Calculations scribbled in Robert Race’s hand showing his use of two different nomenclatures for different kinds of calculation (top of page, and bottom of page). From Race, ‘Blood Group Research Unit papers,’ 7 February 1947, SA/BGU/C.1, Wellcome Library.
Project (2015-2016)

Blood Groups and the Rise of Human Genetics in the Mid-Twentieth Century

This project offered a new postwar history of human genetics, by examining how, in mid-twentieth century Britain, blood groups were made into objects for investigations into human heredity and diversity. It followed the collection of blood groups from communities around the world, the grouping of samples, their transformation into data, and their presentation as credible genetic knowledge. Archival sources, interviews, and published sources reveal the institutional infrastructures and community interactions through which geneticists acquired and exploited resources for research. Films, newspaper reports, pamphlets, and books for broader audiences revealed the careful management of popular understanding of genetic research.


In early 1930s Britain a community of geneticists, including RA Fisher and JBS Haldane, promoted blood groups as having the potential to give the study of human heredity "a solidly objective foundation, under strict statistical control." Fisher and colleagues at the Cambridge Galton Serum Unit—especially Robert Race and Arthur Mourant—implemented this vision, the project shows, using the arrangements for large-scale blood transfusion set up early in World War II. After the war, Mourant became director of the Blood Group Reference Laboratory and Robert Race of the Blood Group Research Unit, both at the Lister Institute of public health in London.
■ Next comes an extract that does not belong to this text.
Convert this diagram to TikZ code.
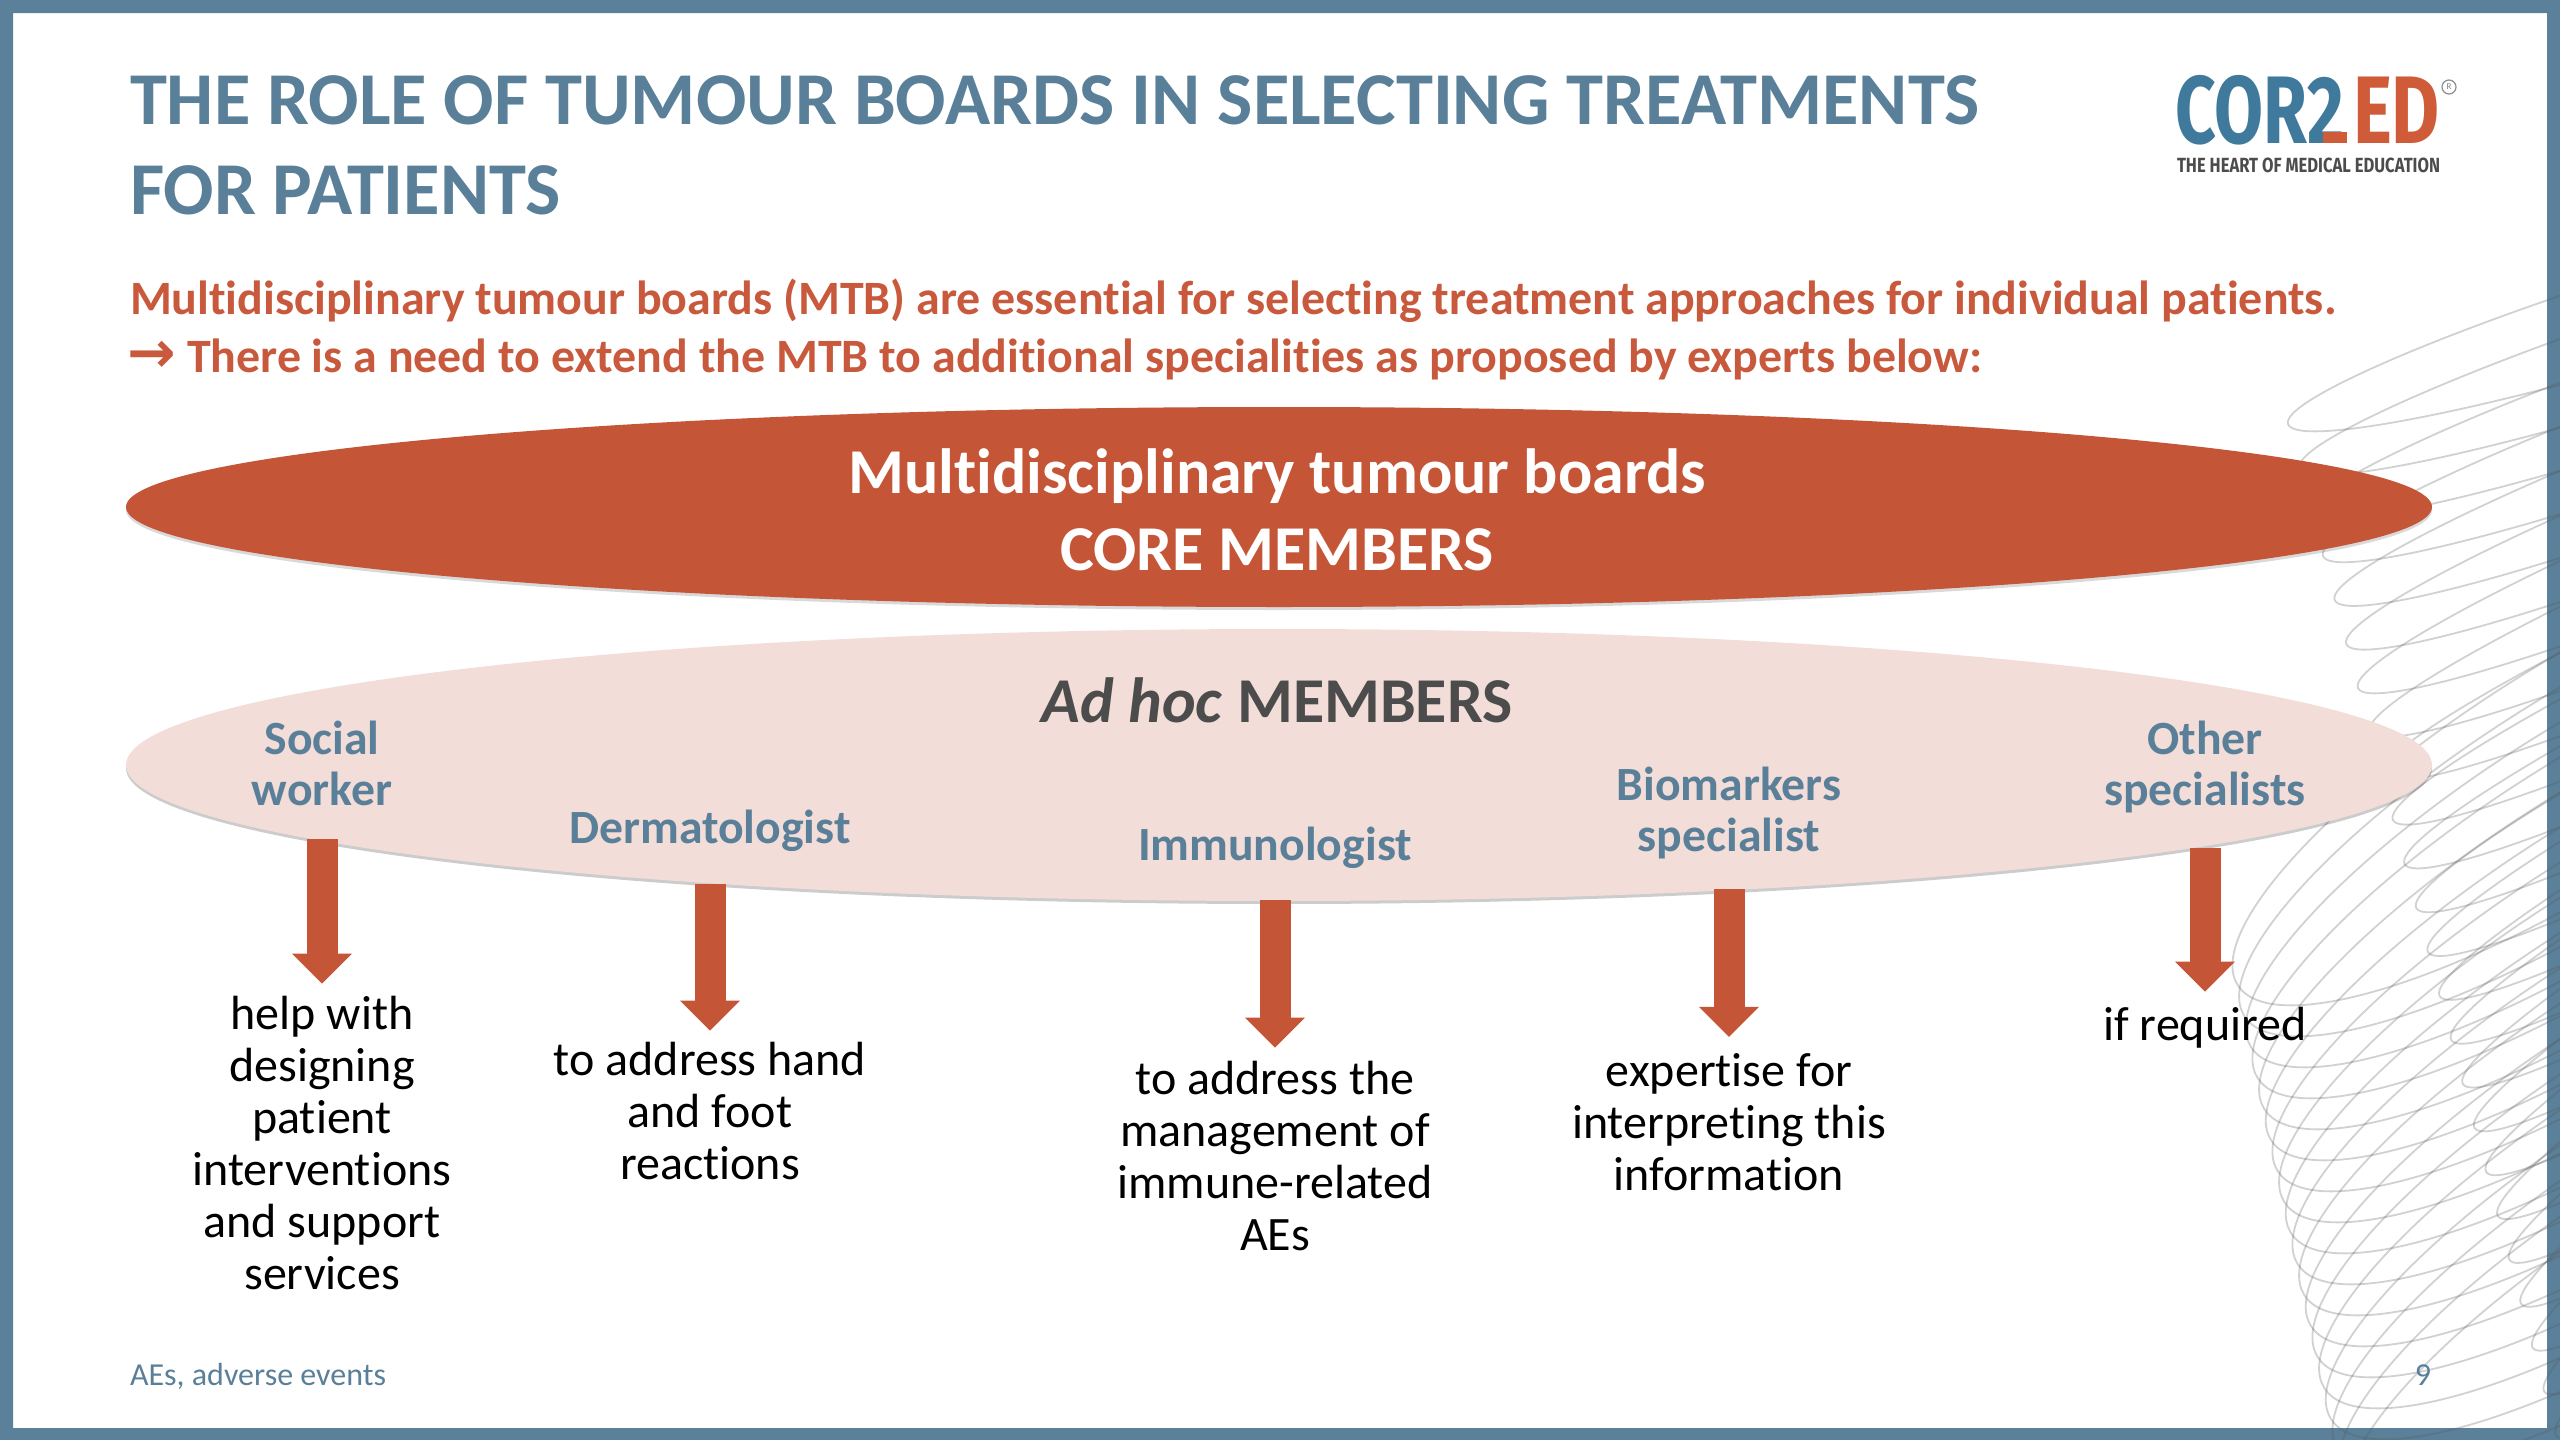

As well as standardizing antisera and investigating blood-grouping problems for the World Health Organization, these laboratories collected, analyzed, and published vast quantities of genetic data, making the Lister the global center for blood-group genetics.

Against a backdrop of intense international discussion about the meaning and scope of race science, many researchers including Mourant made blood group genetics exemplify a modern, ethically neutral, and "scientific" study of race. The project explored the ways in which blood groups were mobilized in political discourses both within the disciplines of genetics, anthropology, and geography, but also in relation to international efforts to reform the study of race.
 
Robert Race’s Blood Group Research Unit made use of its contacts with blood banks and hospitals around the world to obtain specimens of rare blood types and turned them into precious resources for the discovery and elucidation of rare new blood groups. Considering the value and uses of rare blood also brought into view the work done to annotate blood groups, antibodies, genes, and alleles, with individual, family, and racial identities.
 
This project also offered the first sustained analysis of the functions of nomenclatures in genetic research. For over a decade Robert Race and his colleagues were embroiled in a fierce dispute over the most appropriate nomenclatures used to denote the Rhesus blood groups. Doctors, pathologists, geneticists, and anthropologists around the world joined the debate. Jenny Bangham used this controversy—which is not fully resolved to this day—to think about the ways in which geneticists visualized and negotiated their objects of research, and how they communicated and collaborated with workers in other settings. Extending recent studies of relations between different media, she considered the material forms of nomenclatures, as they were jotted in notebooks, printed in journals, scribbled on blackboards, and spoken out loud.